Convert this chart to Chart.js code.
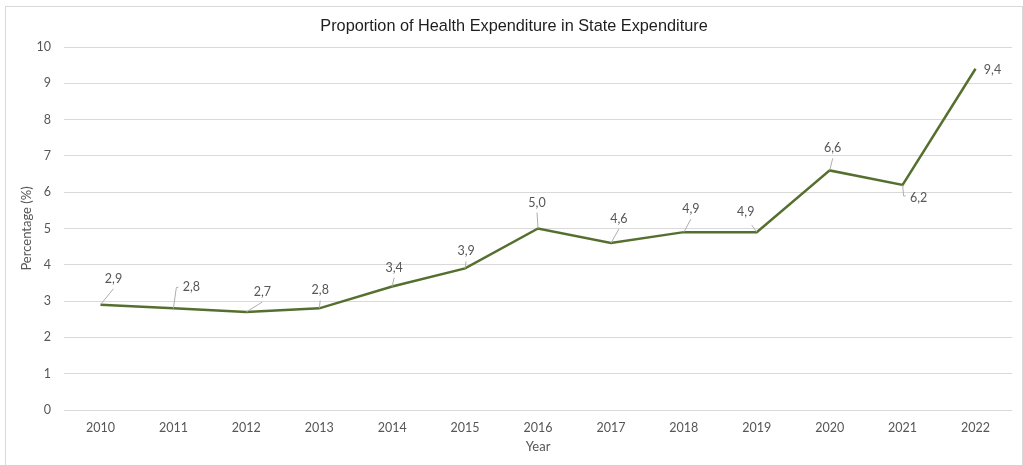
<!DOCTYPE html>
<html>
<head>
<meta charset="utf-8">
<title>Health Expenditure</title>
<script src="https://cdn.jsdelivr.net/npm/chart.js@4.4.1/dist/chart.umd.min.js"></script>
<style>
    html, body { margin: 0; padding: 0; background: #fff; overflow: hidden; }
    .frame {
        position: absolute; left: 5px; top: 6px;
        width: 1018px; height: 480px;
        border: 1px solid #d9d9d9; box-sizing: border-box;
    }
    .wrap { position: absolute; left: 0; top: 0; width: 1023px; height: 465px; }
</style>
</head>
<body>
<div class="frame"></div>
<div class="wrap"><canvas id="lineChart" width="1023" height="465"></canvas></div>
<script>
// Data
const years = ['2010', '2011', '2012', '2013', '2014', '2015', '2016', '2017', '2018', '2019', '2020', '2021', '2022'];
const healthShare = [2.9, 2.8, 2.7, 2.8, 3.4, 3.9, 5.0, 4.6, 4.9, 4.9, 6.6, 6.2, 9.4];
const yMin = 0;
const yMax = 10;
const yStep = 1;

const chartTitleText = 'Proportion of Health Expenditure in State Expenditure';

// Where each value label sits relative to its point, and how its leader line runs
const labelOffsets = [[13, -26], [18, -21], [16, -20], [1, -18], [2, -19], [1, -17], [-1, -26],
                      [8, -24], [7, -23], [-11, -20], [3, -22], [16, 13], [17, 1]];
const leaderKinds = ['bottom', 'elbowUp', 'bottom', 'bottom', 'bottom', 'bottom', 'bottom',
                     'bottom', 'bottom', 'bottomRight', 'bottom', 'elbowDown', 'none'];

const TEXT_GREY = '#565656';
const GRID_GREY = '#d9d9d9';
const LINE_GREEN = '#55702e';
const AXIS_FONT = { family: 'Lato', size: 12.5 };
const AXIS_TITLE_FONT = { family: 'Lato', size: 13 };

function formatValue(v) {
    return v.toFixed(1).replace('.', ',');
}

// Title drawn above the plot, centred on the frame
const chartTitle = {
    id: 'chartTitle',
    afterDraw(chart) {
        const ctx = chart.ctx;
        ctx.save();
        ctx.font = '16.3px "Liberation Sans", Arial, sans-serif';
        ctx.fillStyle = '#1e1e1e';
        ctx.textAlign = 'center';
        ctx.textBaseline = 'alphabetic';
        ctx.fillText(chartTitleText, 514, 31);
        ctx.restore();
    }
};

// Value labels with thin leader lines back to the point
const valueLabels = {
    id: 'valueLabels',
    afterDatasetsDraw(chart) {
        const ctx = chart.ctx;
        const meta = chart.getDatasetMeta(0);
        ctx.save();
        ctx.strokeStyle = '#aeaeae';
        ctx.lineWidth = 1;
        meta.data.forEach((pt, i) => {
            const cx = pt.x + labelOffsets[i][0];
            const cy = pt.y + labelOffsets[i][1];
            const kind = leaderKinds[i];
            if (kind === 'none') return;
            ctx.beginPath();
            ctx.moveTo(pt.x, pt.y);
            if (kind === 'bottom') {
                ctx.lineTo(cx, cy + 10);
            } else if (kind === 'bottomRight') {
                ctx.lineTo(cx + 6, cy + 13);
            } else if (kind === 'elbowUp') {
                ctx.lineTo(pt.x + 3, cy);
                ctx.lineTo(cx - 13, cy);
            } else if (kind === 'elbowDown') {
                ctx.lineTo(pt.x + 1, cy - 2);
                ctx.lineTo(cx - 13, cy - 2);
            }
            ctx.stroke();
        });

        ctx.font = '12.5px Lato, "Open Sans", sans-serif';
        ctx.fillStyle = TEXT_GREY;
        ctx.textAlign = 'center';
        ctx.textBaseline = 'middle';
        meta.data.forEach((pt, i) => {
            const cx = pt.x + labelOffsets[i][0];
            const cy = pt.y + labelOffsets[i][1];
            ctx.fillText(formatValue(healthShare[i]), cx, cy);
        });
        ctx.restore();
    }
};

function initLineChart() {
    const ctx = document.getElementById('lineChart').getContext('2d');

    const data = {
        labels: years,
        datasets: [{
            label: 'Health expenditure share',
            data: healthShare,
            borderColor: LINE_GREEN,
            backgroundColor: LINE_GREEN,
            borderWidth: 2.5,
            pointRadius: 0,
            pointHoverRadius: 0,
            tension: 0,
            fill: false
        }]
    };

    const config = {
        type: 'line',
        data: data,
        options: {
            responsive: false,
            animation: false,
            layout: {
                padding: { top: 47, right: 11, left: 0, bottom: 0 }
            },
            plugins: {
                legend: { display: false },
                tooltip: { enabled: false },
                title: { display: false }
            },
            scales: {
                x: {
                    offset: true,
                    grid: { display: false, drawTicks: false },
                    border: { display: false },
                    ticks: {
                        color: TEXT_GREY,
                        font: AXIS_FONT,
                        padding: 10,
                        maxRotation: 0
                    },
                    title: {
                        display: true,
                        text: 'Year',
                        color: TEXT_GREY,
                        font: AXIS_TITLE_FONT,
                        padding: { top: 4, bottom: 10 }
                    },
                    afterFit(scale) { scale.height = 55; }
                },
                y: {
                    min: yMin,
                    max: yMax,
                    grid: { color: GRID_GREY, lineWidth: 1, drawTicks: false },
                    border: { display: false },
                    ticks: {
                        stepSize: yStep,
                        color: TEXT_GREY,
                        font: AXIS_FONT,
                        padding: 13
                    },
                    title: {
                        display: true,
                        text: 'Percentage (%)',
                        color: TEXT_GREY,
                        font: AXIS_TITLE_FONT,
                        padding: { top: 19, bottom: 0 }
                    },
                    afterFit(scale) { scale.width = 64; }
                }
            }
        },
        plugins: [valueLabels, chartTitle]
    };

    new Chart(ctx, config);
}

document.addEventListener('DOMContentLoaded', function() {
    initLineChart();
});
</script>
</body>
</html>
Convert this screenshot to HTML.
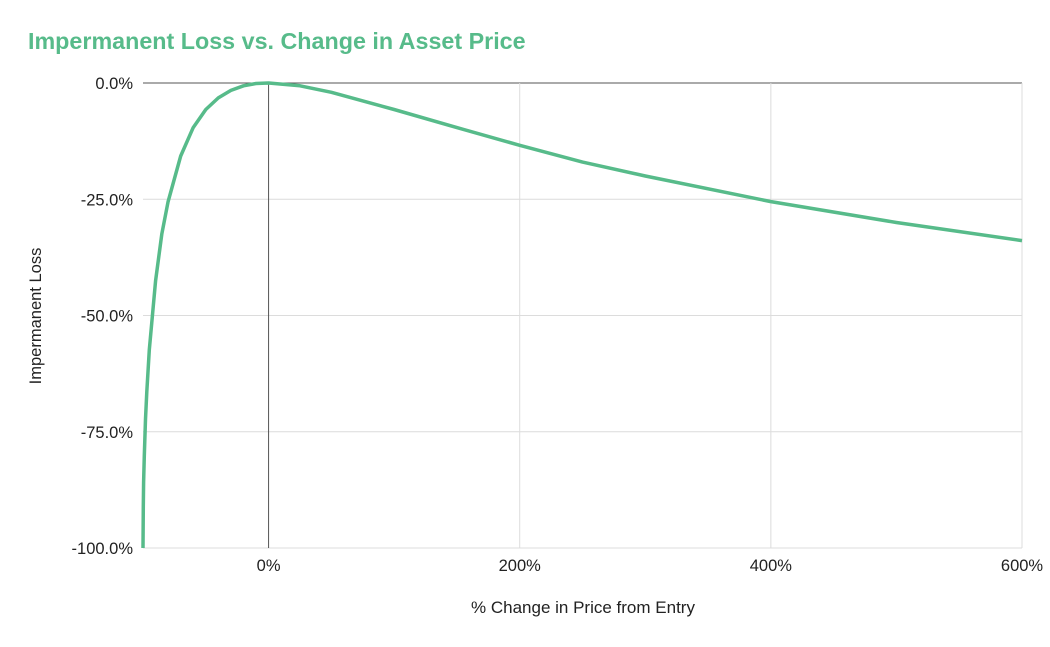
<!DOCTYPE html>
<html><head><meta charset="utf-8"><style>
body{margin:0;background:#fff;font-family:"Liberation Sans",Arial,sans-serif}
</style></head><body>
<svg width="1050" height="642" xmlns="http://www.w3.org/2000/svg" font-family="Liberation Sans, Arial, sans-serif">
<text x="28" y="49" font-size="23.3" font-weight="bold" fill="#57bb8a">Impermanent Loss vs. Change in Asset Price</text>
<g id="grid"></g><g id="ticks"></g>
<text x="583" y="613" font-size="17" fill="#222" text-anchor="middle">% Change in Price from Entry</text>
<text transform="translate(41,316) rotate(-90)" font-size="16.5" fill="#222" text-anchor="middle">Impermanent Loss</text>
<path id="line" fill="none" stroke="#57bb8a" stroke-width="3.5" stroke-linejoin="round"/>
</svg>
<script>
const xVals=[-100,-99.8,-99.5,-99,-98,-97,-95,-90,-85,-80,-70,-60,-50,-40,-30,-20,-10,0,25,50,100,150,200,250,300,400,500,600];
const ilVals=[-100,-91.1,-85.9,-80.2,-72.3,-66.4,-57.4,-42.5,-32.5,-25.5,-15.7,-9.6,-5.7,-3.2,-1.6,-0.6,-0.1,0,-0.6,-2.0,-5.7,-9.6,-13.4,-17.0,-20.0,-25.5,-30.0,-33.9];
const xTicks=[0,200,400,600];
const xTickLabels=["0%","200%","400%","600%"];
const yTicks=[0,-25,-50,-75,-100];
const yTickLabels=["0.0%","-25.0%","-50.0%","-75.0%","-100.0%"];
const X=v=>143+(v+100)*(1022-143)/700;
const Y=v=>83+(-v)*(548-83)/100;
const NS="http://www.w3.org/2000/svg";
const grid=document.getElementById('grid'),ticks=document.getElementById('ticks');
function mk(tag,attrs,parent){const e=document.createElementNS(NS,tag);for(const k in attrs)e.setAttribute(k,attrs[k]);parent.appendChild(e);return e;}
yTicks.forEach((t,i)=>{
  const l=mk('line',{x1:143,x2:1022,y1:Y(t),y2:Y(t),stroke:t===0?'#555':'#dcdcdc','stroke-width':1},grid);
  
  
  const tx=mk('text',{x:133,y:Y(t)+6,'font-size':16.5,fill:'#222','text-anchor':'end'},ticks);
  tx.textContent=yTickLabels[i];
  
  
});
xTicks.forEach((t,i)=>{
  const l=mk('line',{x1:X(t),x2:X(t),y1:83,y2:548,stroke:t===0?'#555':'#dcdcdc','stroke-width':1},grid);
  
  
  const tx=mk('text',{x:X(t),y:571,'font-size':16.5,fill:'#222','text-anchor':'middle'},ticks);
  tx.textContent=xTickLabels[i];
  
  
});
let d='';xVals.forEach((v,i)=>{d+=(i?'L':'M')+X(v).toFixed(1)+' '+Y(ilVals[i]).toFixed(1);});
document.getElementById('line').setAttribute('d',d);
</script>
</body></html>
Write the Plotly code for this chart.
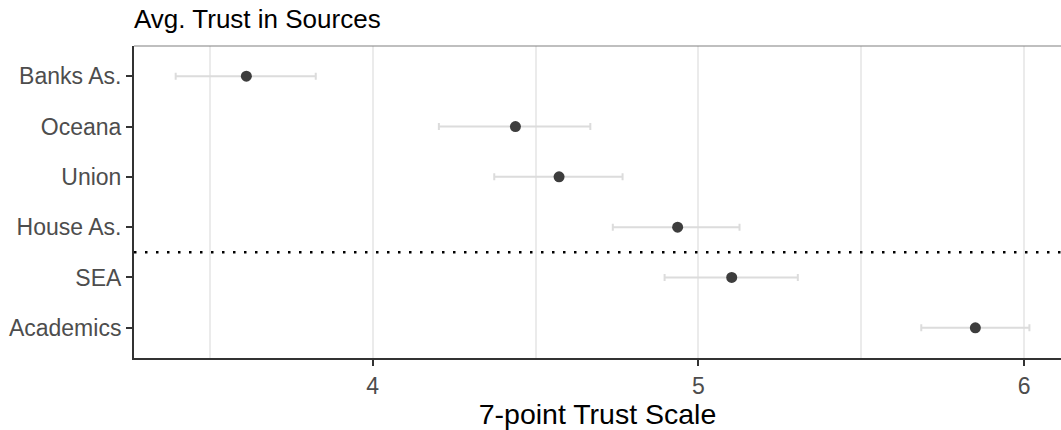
import plotly.graph_objects as go

# Average trust per information source, with lower/upper interval bounds
sources = ["Banks As.", "Oceana", "Union", "House As.", "SEA", "Academics"]
mean_trust = [3.612, 4.438, 4.572, 4.936, 5.102, 5.850]
ci_low = [3.395, 4.203, 4.373, 4.737, 4.896, 5.684]
ci_high = [3.825, 4.668, 4.767, 5.126, 5.305, 6.016]

# y positions: first source at the top
y_pos = list(range(len(sources), 0, -1))

err_plus = [h - m for h, m in zip(ci_high, mean_trust)]
err_minus = [m - l for m, l in zip(mean_trust, ci_low)]

W, H = 1061, 430
ML, MT, MB = 134, 46, 72

fig = go.Figure()

fig.add_trace(go.Scatter(
    x=mean_trust, y=y_pos, mode="markers",
    marker=dict(size=11, color="#3d3d3d", line=dict(width=0)),
    error_x=dict(type="data", symmetric=False, array=err_plus, arrayminus=err_minus,
                 color="#dcdcdc", thickness=2, width=3.5),
    showlegend=False, hoverinfo="x+y",
))

# separator between the first four sources and the last two
fig.add_shape(type="line", xref="paper", x0=0, x1=1, yref="y", y0=2.5, y1=2.5,
              line=dict(color="black", width=2.5, dash="2.5px,8.5px"), layer="above")

# thin grey top border of the panel
fig.add_shape(type="line", xref="paper", x0=0, x1=1, yref="paper", y0=1, y1=1,
              line=dict(color="#808080", width=1.2), layer="above")

fig.update_layout(
    width=W, height=H,
    margin=dict(l=ML, r=0, t=MT, b=MB, pad=0),
    paper_bgcolor="white", plot_bgcolor="white",
    font=dict(family="Liberation Sans, Arial, sans-serif", color="#4d4d4d"),
    title=dict(text="Avg. Trust in Sources", font=dict(size=26, color="black"),
               xref="container", x=134 / W, xanchor="left",
               yref="container", y=1 - 19 / H, yanchor="middle"),
    xaxis=dict(
        range=[3.267, 6.113], tickvals=[4, 5, 6], ticktext=["4", "5", "6"],
        showgrid=True, gridcolor="#ebebeb", gridwidth=1.5,
        minor=dict(tickvals=[3.5, 4.5, 5.5], showgrid=True, gridcolor="#ebebeb",
                   gridwidth=1.5, ticks=""),
        showline=True, linecolor="#333333", linewidth=2,
        ticks="outside", ticklen=6, tickwidth=2, tickcolor="#333333",
        tickfont=dict(size=23, color="#4d4d4d"),
        title=dict(text="7-point Trust Scale", font=dict(size=28.5, color="black"), standoff=3),
        zeroline=False,
    ),
    yaxis=dict(
        range=[0.4, 6.6], tickvals=y_pos, ticktext=sources,
        showgrid=False, zeroline=False,
        showline=True, linecolor="#333333", linewidth=2,
        ticks="outside", ticklen=6, tickwidth=2, tickcolor="#333333",
        tickfont=dict(size=23, color="#4d4d4d"),
    ),
)

fig.write_html("out.html")
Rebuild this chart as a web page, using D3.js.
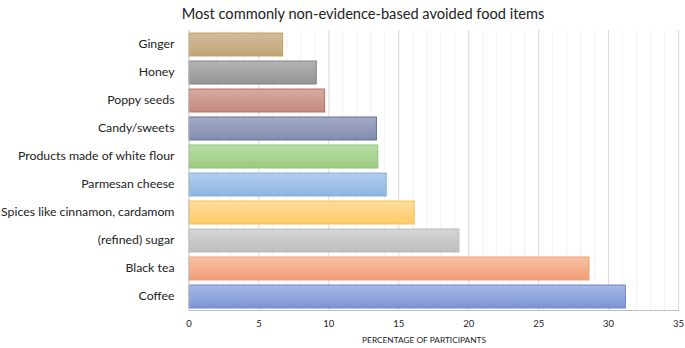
<!DOCTYPE html>
<html>
<head>
<meta charset="utf-8">
<script src="https://cdn.jsdelivr.net/npm/d3@7"></script>
<style>
  body { margin: 0; background: #fff; }
  text { font-family: Lato, "Open Sans", sans-serif; fill: #222; }
</style>
</head>
<body>
<svg id="chart"></svg>
<script>
const categories = ['Ginger', 'Honey', 'Poppy seeds', 'Candy/sweets', 'Products made of white flour',
  'Parmesan cheese', 'Spices like cinnamon, cardamom', '(refined) sugar', 'Black tea', 'Coffee'];
const values = [6.7, 9.1, 9.7, 13.4, 13.5, 14.1, 16.1, 19.3, 28.6, 31.2];
const xTicks = [0, 5, 10, 15, 20, 25, 30, 35];
const topColors = ['#d2bb9c', '#b3b3b3', '#d5aba1', '#a3abc6', '#badea7', '#b3cfec', '#ffdd9b', '#d6d6d6', '#f7c2a4', '#a9b9e5'];
const bottomColors = ['#c2a577', '#959595', '#c4887b', '#828cae', '#9bca7e', '#8db5e1', '#ffcb66', '#bebebe', '#f19e75', '#7b94d5'];
const strokeColors = ['#bfa058', '#838383', '#b56f5c', '#62709b', '#8fc478', '#85afdc', '#f4c04a', '#bbbbbb', '#eda07a', '#6a87d0'];

const w = 685, h = 348;
const margin = { top: 30, right: 7, bottom: 38, left: 188.5 };

const svg = d3.select('#chart')
  .attr('width', w)
  .attr('height', h);

const xScale = d3.scaleLinear()
  .domain([0, 35])
  .range([margin.left, w - margin.right]);
const yScale = d3.scaleBand()
  .domain(categories)
  .range([margin.top, h - margin.bottom])
  .paddingInner(0.18)
  .paddingOuter(0.09);

// gradients
const defs = svg.append('defs');
categories.forEach((c, i) => {
  const g = defs.append('linearGradient')
    .attr('id', 'grad' + i)
    .attr('x1', 0).attr('y1', 0).attr('x2', 0).attr('y2', 1);
  g.append('stop').attr('offset', '0%').attr('stop-color', topColors[i]);
  g.append('stop').attr('offset', '100%').attr('stop-color', bottomColors[i]);
});

// minor gridlines
svg.append('g')
  .selectAll('line')
  .data(d3.range(1, 36).filter(d => d % 5 !== 0))
  .join('line')
  .attr('x1', d => xScale(d) + 0.5).attr('x2', d => xScale(d) + 0.5)
  .attr('y1', margin.top).attr('y2', h - margin.bottom)
  .attr('stroke', '#f2f2f2');

// major gridlines
svg.append('g')
  .selectAll('line')
  .data(xTicks.slice(1))
  .join('line')
  .attr('x1', d => xScale(d) + 0.5).attr('x2', d => xScale(d) + 0.5)
  .attr('y1', margin.top).attr('y2', h - margin.bottom)
  .attr('stroke', '#d9d9d9');

// bars
svg.append('g')
  .selectAll('rect')
  .data(values)
  .join('rect')
  .attr('x', xScale(0) + 0.5)
  .attr('y', (d, i) => yScale(categories[i]) + 0.5)
  .attr('width', d => xScale(d) - xScale(0))
  .attr('height', yScale.bandwidth())
  .attr('fill', (d, i) => `url(#grad${i})`)
  .attr('stroke', (d, i) => strokeColors[i])
  .attr('stroke-width', 1);

// axes lines
svg.append('line')
  .attr('x1', xScale(0) + 0.5).attr('x2', xScale(0) + 0.5)
  .attr('y1', margin.top).attr('y2', h - margin.bottom)
  .attr('stroke', '#bfbfbf');
svg.append('line')
  .attr('x1', xScale(0)).attr('x2', xScale(35) + 1)
  .attr('y1', h - margin.bottom + 0.5).attr('y2', h - margin.bottom + 0.5)
  .attr('stroke', '#bfbfbf');

// x axis labels
const xAxis = d3.axisBottom(xScale)
  .tickValues(xTicks)
  .tickSize(0)
  .tickPadding(10);
svg.append('g')
  .attr('transform', `translate(0, ${h - margin.bottom})`)
  .call(xAxis)
  .call(g => g.select('.domain').remove())
  .call(g => g.selectAll('text')
    .style('font-family', 'Lato, "Open Sans", sans-serif')
    .style('font-size', '9.5px')
    .attr('fill', '#333'));

// y axis labels
const yAxis = d3.axisLeft(yScale)
  .tickSize(0)
  .tickPadding(14);
svg.append('g')
  .attr('transform', `translate(${margin.left}, 0)`)
  .call(yAxis)
  .call(g => g.select('.domain').remove())
  .call(g => g.selectAll('text')
    .style('font-family', 'Lato, "Open Sans", sans-serif')
    .style('font-size', '12.3px')
    .attr('fill', '#222'));

// title
svg.append('text')
  .attr('x', 363)
  .attr('y', 19)
  .attr('text-anchor', 'middle')
  .style('font-size', '14.6px')
  .text('Most commonly non-evidence-based avoided food items');

// axis title
svg.append('text')
  .attr('x', 424)
  .attr('y', 343)
  .attr('text-anchor', 'middle')
  .style('font-size', '8.3px')
  .text('PERCENTAGE OF PARTICIPANTS');
</script>
</body>
</html>
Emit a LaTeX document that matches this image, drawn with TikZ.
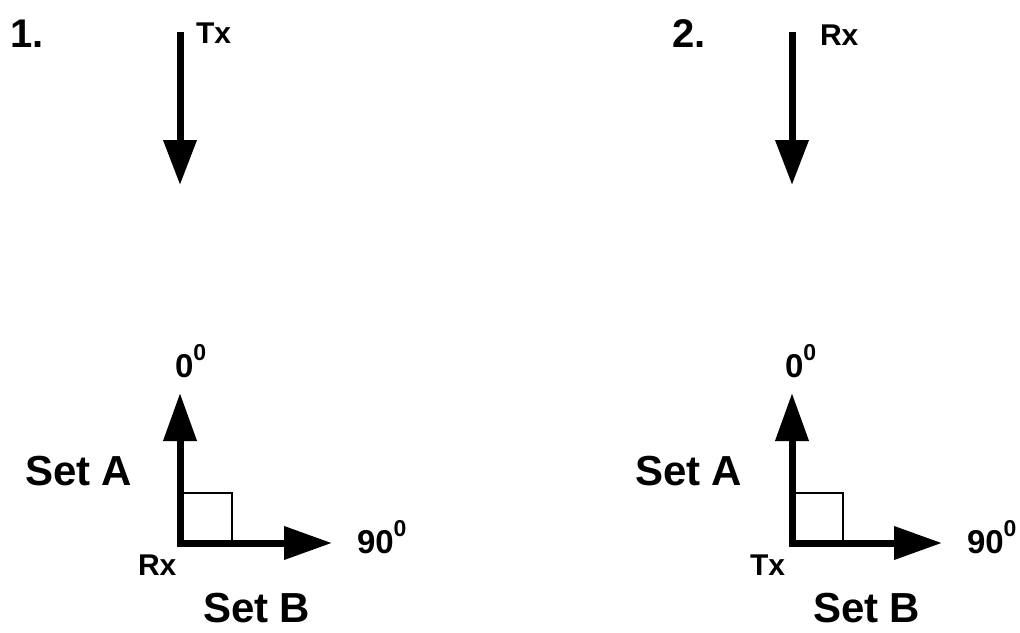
\documentclass[tikz,border=0pt]{standalone}
\usepackage{fontspec}
\setmainfont{Liberation Sans}
\usetikzlibrary{arrows.meta}
\newcommand{\degsup}[1]{#1\raisebox{17pt}{\fontsize{23}{23}\selectfont 0}}
\tikzset{
  txt/.style={inner sep=0pt, outer sep=0pt, anchor=base west, font=\bfseries},
  bigtxt/.style={txt, font=\fontsize{42}{48}\selectfont\bfseries},
  numtxt/.style={txt, font=\fontsize{40}{46}\selectfont\bfseries},
  smalltxt/.style={txt, font=\fontsize{30}{36}\selectfont\bfseries},
  degtxt/.style={txt, font=\fontsize{33}{38}\selectfont\bfseries},
  heavyarrow/.style={line width=7pt, -{Triangle[length=48pt, width=32pt]}},
  downarrow/.style={line width=7pt, -{Triangle[length=45pt, width=32pt]}},
  corner/.style={line width=1.5pt}
}
\begin{document}
\begin{tikzpicture}[x=1pt, y=-1pt]
  \useasboundingbox (0,0) rectangle (1020,632);

  % ---- panel 1 ----
  \node[numtxt] (n1) at (10,47) {1.};
  \coordinate (t1a) at (180,32);
  \coordinate (t1b) at (180,185);
  \draw[downarrow] (t1a) -- (t1b);
  \node[smalltxt] (tx1) at (196,43) {Tx};

  \coordinate (o1) at (180,543);
  \coordinate (u1) at (180,393);
  \coordinate (r1) at (332,543);
  \draw[corner] (o1) rectangle (232,493);
  \draw[heavyarrow] ([yshift=3.5pt]o1) -- (u1);
  \draw[heavyarrow] ([xshift=-3.5pt]o1) -- (r1);
  \node[degtxt] (z1) at (175,377) {\degsup{0}};
  \node[degtxt] (n90a) at (357,553) {\degsup{90}};
  \node[bigtxt] (sa1) at (25,485) {Set A};
  \node[smalltxt] (rx1) at (138,575) {Rx};
  \node[bigtxt] (sb1) at (203,622) {Set B};

  % ---- panel 2 ----
  \node[numtxt] (n2) at (672,47) {2.};
  \coordinate (t2a) at (792,32);
  \coordinate (t2b) at (792,185);
  \draw[downarrow] (t2a) -- (t2b);
  \node[smalltxt] (rx2) at (820,45) {Rx};

  \coordinate (o2) at (792,543);
  \coordinate (u2) at (792,393);
  \coordinate (r2) at (942,543);
  \draw[corner] (o2) rectangle (843,493);
  \draw[heavyarrow] ([yshift=3.5pt]o2) -- (u2);
  \draw[heavyarrow] ([xshift=-3.5pt]o2) -- (r2);
  \node[degtxt] (z2) at (785,377) {\degsup{0}};
  \node[degtxt] (n90b) at (967,553) {\degsup{90}};
  \node[bigtxt] (sa2) at (635,485) {Set A};
  \node[smalltxt] (tx2) at (750,575) {Tx};
  \node[bigtxt] (sb2) at (813,622) {Set B};
\end{tikzpicture}
\end{document}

-------

Skip the pictures and repeat, word for word, the lines from the one containing "Emit a LaTeX" to the one containing "(rx2) at (820,45)", keeping both of those lines.

Emit a LaTeX document that matches this image, drawn with TikZ.
\documentclass[tikz,border=0pt]{standalone}
\usepackage{fontspec}
\setmainfont{Liberation Sans}
\usetikzlibrary{arrows.meta}
\newcommand{\degsup}[1]{#1\raisebox{17pt}{\fontsize{23}{23}\selectfont 0}}
\tikzset{
  txt/.style={inner sep=0pt, outer sep=0pt, anchor=base west, font=\bfseries},
  bigtxt/.style={txt, font=\fontsize{42}{48}\selectfont\bfseries},
  numtxt/.style={txt, font=\fontsize{40}{46}\selectfont\bfseries},
  smalltxt/.style={txt, font=\fontsize{30}{36}\selectfont\bfseries},
  degtxt/.style={txt, font=\fontsize{33}{38}\selectfont\bfseries},
  heavyarrow/.style={line width=7pt, -{Triangle[length=48pt, width=32pt]}},
  downarrow/.style={line width=7pt, -{Triangle[length=45pt, width=32pt]}},
  corner/.style={line width=1.5pt}
}
\begin{document}
\begin{tikzpicture}[x=1pt, y=-1pt]
  \useasboundingbox (0,0) rectangle (1020,632);

  % ---- panel 1 ----
  \node[numtxt] (n1) at (10,47) {1.};
  \coordinate (t1a) at (180,32);
  \coordinate (t1b) at (180,185);
  \draw[downarrow] (t1a) -- (t1b);
  \node[smalltxt] (tx1) at (196,43) {Tx};

  \coordinate (o1) at (180,543);
  \coordinate (u1) at (180,393);
  \coordinate (r1) at (332,543);
  \draw[corner] (o1) rectangle (232,493);
  \draw[heavyarrow] ([yshift=3.5pt]o1) -- (u1);
  \draw[heavyarrow] ([xshift=-3.5pt]o1) -- (r1);
  \node[degtxt] (z1) at (175,377) {\degsup{0}};
  \node[degtxt] (n90a) at (357,553) {\degsup{90}};
  \node[bigtxt] (sa1) at (25,485) {Set A};
  \node[smalltxt] (rx1) at (138,575) {Rx};
  \node[bigtxt] (sb1) at (203,622) {Set B};

  % ---- panel 2 ----
  \node[numtxt] (n2) at (672,47) {2.};
  \coordinate (t2a) at (792,32);
  \coordinate (t2b) at (792,185);
  \draw[downarrow] (t2a) -- (t2b);
  \node[smalltxt] (rx2) at (820,45) {Rx};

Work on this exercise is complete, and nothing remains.